The line containing "(8,6) -- (8,720);" marks the end: extract everything from the first line of the data through that line, exactly, with no pictures.
┄┄┄┄┄┄
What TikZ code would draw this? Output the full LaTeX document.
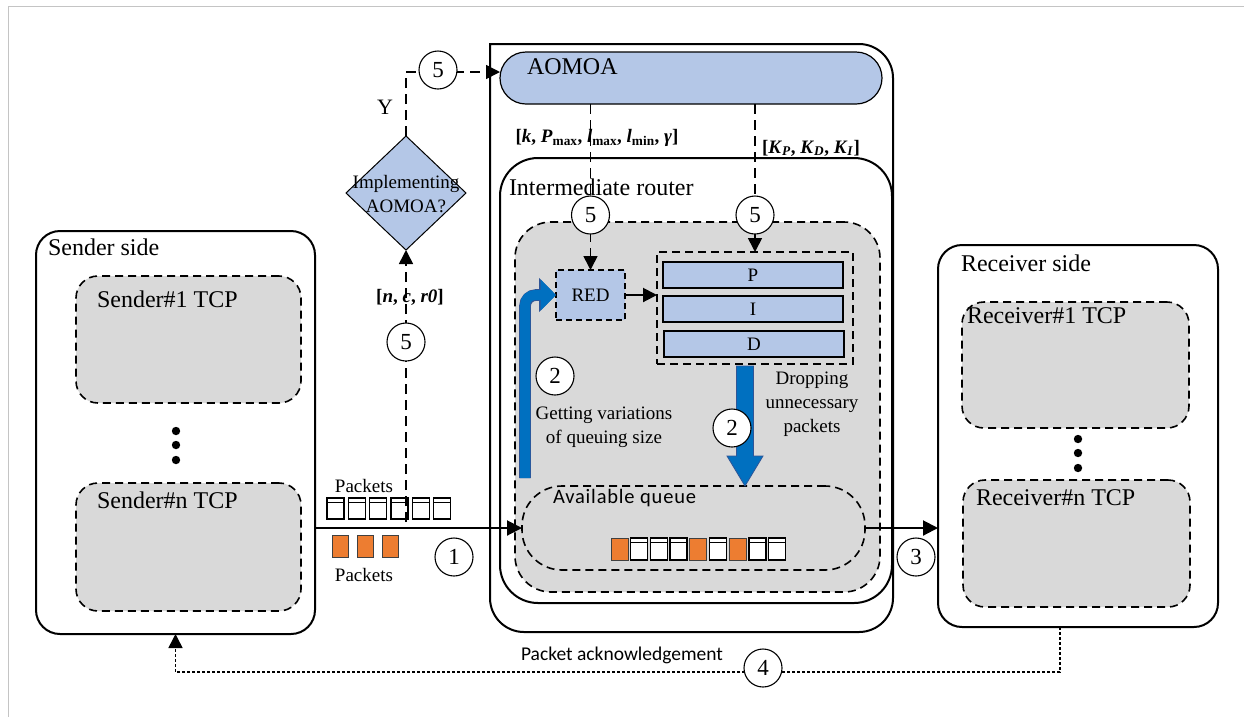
\documentclass[tikz,border=0pt]{standalone}
\usepackage{fontspec}
\setmainfont{Liberation Serif}
\newfontfamily\calib{Carlito}
\newfontfamily\calibwide[LetterSpace=4]{Carlito}
\usetikzlibrary{arrows.meta,shapes.geometric,calc}
\definecolor{paleblue}{HTML}{B4C7E7}
\definecolor{boxgray}{HTML}{D9D9D9}
\definecolor{flowblue}{HTML}{0070C0}
\definecolor{flowedge}{HTML}{2F5597}
\definecolor{pktorange}{HTML}{ED7D31}
\definecolor{framegray}{HTML}{C4C4C4}
\begin{document}
\begin{tikzpicture}[x=1pt,y=-1pt,
  every node/.style={inner sep=0pt,outer sep=0pt},
  f24/.style={font=\fontsize{24}{28}\selectfont},
  f22/.style={font=\fontsize{22}{26}\selectfont},
  f19/.style={font=\fontsize{19}{24}\selectfont},
  fbold/.style={font=\fontsize{19}{22}\selectfont\bfseries},
  fsans/.style={font=\calib\fontsize{19.5}{23}\selectfont},
  sidebox/.style={draw,line width=2pt,rounded corners=24pt,fill=white},
  tcpbox/.style={draw,fill=boxgray,line width=1.6pt,dash pattern=on 8pt off 5pt,rounded corners=22pt},
  bluebox/.style={draw,fill=paleblue,line width=1.3pt},
  numc/.style={circle,draw,fill=white,line width=1.1pt,minimum size=38pt,font=\fontsize{23}{24}\selectfont},
  linedash/.style={line width=1.6pt,dash pattern=on 10pt off 6pt},
  mainline/.style={line width=2pt},
  ackline/.style={line width=1.6pt,dash pattern=on 3pt off 2pt},
  arr/.style={-{Triangle[length=15pt,width=15pt]}},
  sarr/.style={-{Triangle[length=14pt,width=14pt]}},
  wpkt/.style={draw,fill=white,line width=1.3pt,minimum width=17pt,minimum height=21pt,
    path picture={\draw[line width=1pt] ([yshift=-4pt]path picture bounding box.north west) -- ([yshift=-4pt]path picture bounding box.north east);}},
  opkt/.style={draw=black!75,fill=pktorange,line width=0.8pt,minimum width=16pt,minimum height=22pt}
]
\useasboundingbox (0,0) rectangle (1244,716);
\fill[white] (0,0) rectangle (1244,716);
\draw[framegray,line width=1pt] (1250,6) -- (8,6) -- (8,720);

% ---------- sender side ----------
\node[sidebox,minimum width=279pt,minimum height=403pt] (sender) at (175.5,432.5) {};
\node[f24,anchor=west] (sendertitle) at (48,247) {Sender side};
\node[tcpbox,minimum width=225pt,minimum height=127pt] (snd1) at (188.5,339.5) {};
\node[f24,anchor=west] (snd1t) at (97,299) {Sender\#1 TCP};
\node[tcpbox,minimum width=225pt,minimum height=128pt] (sndn) at (188.5,547) {};
\node[f24,anchor=west] (sndnt) at (97,500) {Sender\#n TCP};
\foreach \yy in {431,445,460} \fill (176,\yy) circle (4.2pt);

% ---------- receiver side ----------
\node[sidebox,minimum width=280pt,minimum height=382pt] (receiver) at (1078,436) {};
\node[f24,anchor=west] (receivertitle) at (961,263) {Receiver side};
\node[tcpbox,minimum width=227pt,minimum height=126pt] (rcv1) at (1075.5,365) {};
\node[f24,anchor=west] (rcv1t) at (967,316) {Receiver\#1 TCP};
\node[tcpbox,minimum width=227pt,minimum height=127pt] (rcvn) at (1076.5,543.5) {};
\node[f24,anchor=west] (rcvnt) at (976,498) {Receiver\#n TCP};
\foreach \yy in {439,453,468} \fill (1078,\yy) circle (4.2pt);

% ---------- AOMOA frame (square top-left corner) and router ----------
\node[minimum width=403pt,minimum height=588pt] (aomoabox) at (691.5,338) {};
\draw[line width=2pt]
  ($(aomoabox.south west)+(0,-34)$) -- (aomoabox.north west)
  -- ($(aomoabox.north east)+(-34,0)$) arc[start angle=90,end angle=0,radius=34pt]
  -- ($(aomoabox.south east)+(0,-34)$) arc[start angle=0,end angle=-90,radius=34pt]
  -- ($(aomoabox.south west)+(34,0)$) arc[start angle=-90,end angle=-180,radius=34pt]
  -- cycle;
\node[draw,fill=paleblue,line width=1.2pt,rounded corners=26pt,minimum width=382pt,minimum height=52pt] (pill) at (691,78) {};
\node[f24,anchor=west] (pilltxt) at (527,67) {AOMOA};

\node[draw,line width=2pt,rounded corners=38pt,minimum width=392pt,minimum height=445pt] (router) at (696,380.5) {};
\node[f24,anchor=west] (routertxt) at (509,187) {Intermediate router};
\node[draw,fill=boxgray,line width=1.6pt,dash pattern=on 8pt off 5pt,rounded corners=36pt,minimum width=365pt,minimum height=370pt] (core) at (697.5,407) {};

\node[draw,line width=1.6pt,dash pattern=on 8pt off 5pt,rounded corners=40pt,minimum width=343pt,minimum height=84pt] (queue) at (693.5,528) {};
\node[font=\calibwide\fontsize{20.5}{23}\selectfont,anchor=west] (queuetxt) at (553,498) {Available queue};

\node[draw,fill=paleblue,line width=1.3pt,dash pattern=on 6pt off 4pt,minimum width=69pt,minimum height=50pt,f19] (red) at (590.5,295) {RED};
\node[draw,line width=1.3pt,dash pattern=on 8pt off 5pt,minimum width=196pt,minimum height=112pt] (pid) at (755,308) {};
\node[bluebox,minimum width=180pt,minimum height=26pt,f19] (pp) at (753,275) {P};
\node[bluebox,minimum width=180pt,minimum height=26pt,f19] (ii) at (753,309) {I};
\node[bluebox,minimum width=180pt,minimum height=26pt,f19] (dd) at (754,344) {D};

% ---------- decision ----------
\node[diamond,draw,fill=paleblue,line width=1pt,minimum width=120pt,minimum height=114pt] (dia) at (406,193) {};
\node[f19,align=center] (diatxt) at (406,194) {Implementing\\AOMOA?};

% ---------- packets ----------
\foreach \i in {0,...,5} \node[wpkt] (sw\i) at (335.5+21.3*\i,508.5) {};
\foreach \i in {0,1,2} \node[opkt] (so\i) at (340+25.3*\i,546) {};
\node[f19] (pkttop) at (364,486) {Packets};
\node[f19] (pktbot) at (364,575) {Packets};
\foreach \k/\s in {0/opkt,1/wpkt,2/wpkt,3/wpkt,4/opkt,5/wpkt,6/opkt,7/wpkt,8/wpkt}
  \node[\s,minimum width=17pt,minimum height=22pt] (q\k) at (619.5+19.7*\k,549) {};

% ---------- connectors ----------
\draw[linedash,sarr] (pill.south -| red.north) -- (red.north);
\draw[linedash,sarr] (pill.south -| pid.north) -- (pid.north);
\draw[line width=2pt,sarr] (red.east) -- (pid.west |- red.east);

\coordinate (pkup) at (406,522);
\draw[linedash,sarr] (pkup) -- (dia.south);
\draw[linedash,sarr] (dia.north) |- ([yshift=6pt]pill.west);

\draw[mainline,arr] (sender.east |- queue.west) -- (queue.west);
\draw[mainline,arr] (queue.east) -- (receiver.west |- queue.east);
\draw[ackline,sarr] ([xshift=-18pt]receiver.south) -- ++(0,45) -| (sender.south);

% blue flow arrows
\coordinate (dropA) at ([xshift=-10pt,yshift=-2pt]pid.south);
\coordinate (dropB) at (dropA |- queue.north);
\filldraw[fill=flowblue,draw=flowedge,line width=0.8pt]
  ($(dropA)+(-8.5,0)$) -- ($(dropA)+(8.5,0)$) -- ($(dropB)+(8.5,-30)$) -- ($(dropB)+(18,-30)$)
  -- (dropB) -- ($(dropB)+(-18,-30)$) -- ($(dropB)+(-8.5,-30)$) -- cycle;
\coordinate (bendA) at (525,478);
\draw[line width=11.6pt,flowedge,rounded corners=11pt,-{Triangle[length=17pt,width=33pt]}] (bendA) |- (red.west);
\draw[line width=10pt,flowblue,rounded corners=10pt,-{Triangle[length=15.5pt,width=30.5pt]}] (bendA) |- (red.west);

% ---------- labels ----------
\node[f22] (ytxt) at (385,107) {Y};
\node[fbold] (redpar) at (597,138) {[\textit{k}, \textit{P}\textsubscript{max}, \textit{l}\textsubscript{max}, \textit{l}\textsubscript{min}, \textit{γ}]};
\node[fbold] (pidpar) at (811,148) {[\textit{K}\textsubscript{\textit{P}}, \textit{K}\textsubscript{\textit{D}}, \textit{K}\textsubscript{\textit{I}}]};
\node[fbold] (ncr) at (410,297) {[\textit{n}, \textit{c}, \textit{r0}]};
\node[f19,align=center] (gettxt) at (604,427) {Getting variations\\of queuing size};
\node[f19,align=center] (droptxt) at (812,404) {Dropping\\unnecessary\\packets};
\node[fsans] (acktxt) at (622,655) {Packet acknowledgement};

% ---------- step numbers ----------
\node[numc] (n5a) at (438,70) {5};
\node[numc] (n5b) at (406,342) {5};
\node[numc] (n5c) at (590.5,215) {5};
\node[numc] (n5d) at (755,215) {5};
\node[numc] (n2a) at (555,376) {2};
\node[numc] (n2b) at (732,428) {2};
\node[numc] (n1) at (454,557) {1};
\node[numc] (n3) at (916,557) {3};
\node[numc] (n4) at (763,668) {4};
\end{tikzpicture}
\end{document}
┄┄┄┄┄┄
» **Full answer**
What TikZ code would draw this? Output the full LaTeX document.
\documentclass[tikz,border=0pt]{standalone}
\usepackage{fontspec}
\setmainfont{Liberation Serif}
\newfontfamily\calib{Carlito}
\newfontfamily\calibwide[LetterSpace=4]{Carlito}
\usetikzlibrary{arrows.meta,shapes.geometric,calc}
\definecolor{paleblue}{HTML}{B4C7E7}
\definecolor{boxgray}{HTML}{D9D9D9}
\definecolor{flowblue}{HTML}{0070C0}
\definecolor{flowedge}{HTML}{2F5597}
\definecolor{pktorange}{HTML}{ED7D31}
\definecolor{framegray}{HTML}{C4C4C4}
\begin{document}
\begin{tikzpicture}[x=1pt,y=-1pt,
  every node/.style={inner sep=0pt,outer sep=0pt},
  f24/.style={font=\fontsize{24}{28}\selectfont},
  f22/.style={font=\fontsize{22}{26}\selectfont},
  f19/.style={font=\fontsize{19}{24}\selectfont},
  fbold/.style={font=\fontsize{19}{22}\selectfont\bfseries},
  fsans/.style={font=\calib\fontsize{19.5}{23}\selectfont},
  sidebox/.style={draw,line width=2pt,rounded corners=24pt,fill=white},
  tcpbox/.style={draw,fill=boxgray,line width=1.6pt,dash pattern=on 8pt off 5pt,rounded corners=22pt},
  bluebox/.style={draw,fill=paleblue,line width=1.3pt},
  numc/.style={circle,draw,fill=white,line width=1.1pt,minimum size=38pt,font=\fontsize{23}{24}\selectfont},
  linedash/.style={line width=1.6pt,dash pattern=on 10pt off 6pt},
  mainline/.style={line width=2pt},
  ackline/.style={line width=1.6pt,dash pattern=on 3pt off 2pt},
  arr/.style={-{Triangle[length=15pt,width=15pt]}},
  sarr/.style={-{Triangle[length=14pt,width=14pt]}},
  wpkt/.style={draw,fill=white,line width=1.3pt,minimum width=17pt,minimum height=21pt,
    path picture={\draw[line width=1pt] ([yshift=-4pt]path picture bounding box.north west) -- ([yshift=-4pt]path picture bounding box.north east);}},
  opkt/.style={draw=black!75,fill=pktorange,line width=0.8pt,minimum width=16pt,minimum height=22pt}
]
\useasboundingbox (0,0) rectangle (1244,716);
\fill[white] (0,0) rectangle (1244,716);
\draw[framegray,line width=1pt] (1250,6) -- (8,6) -- (8,720);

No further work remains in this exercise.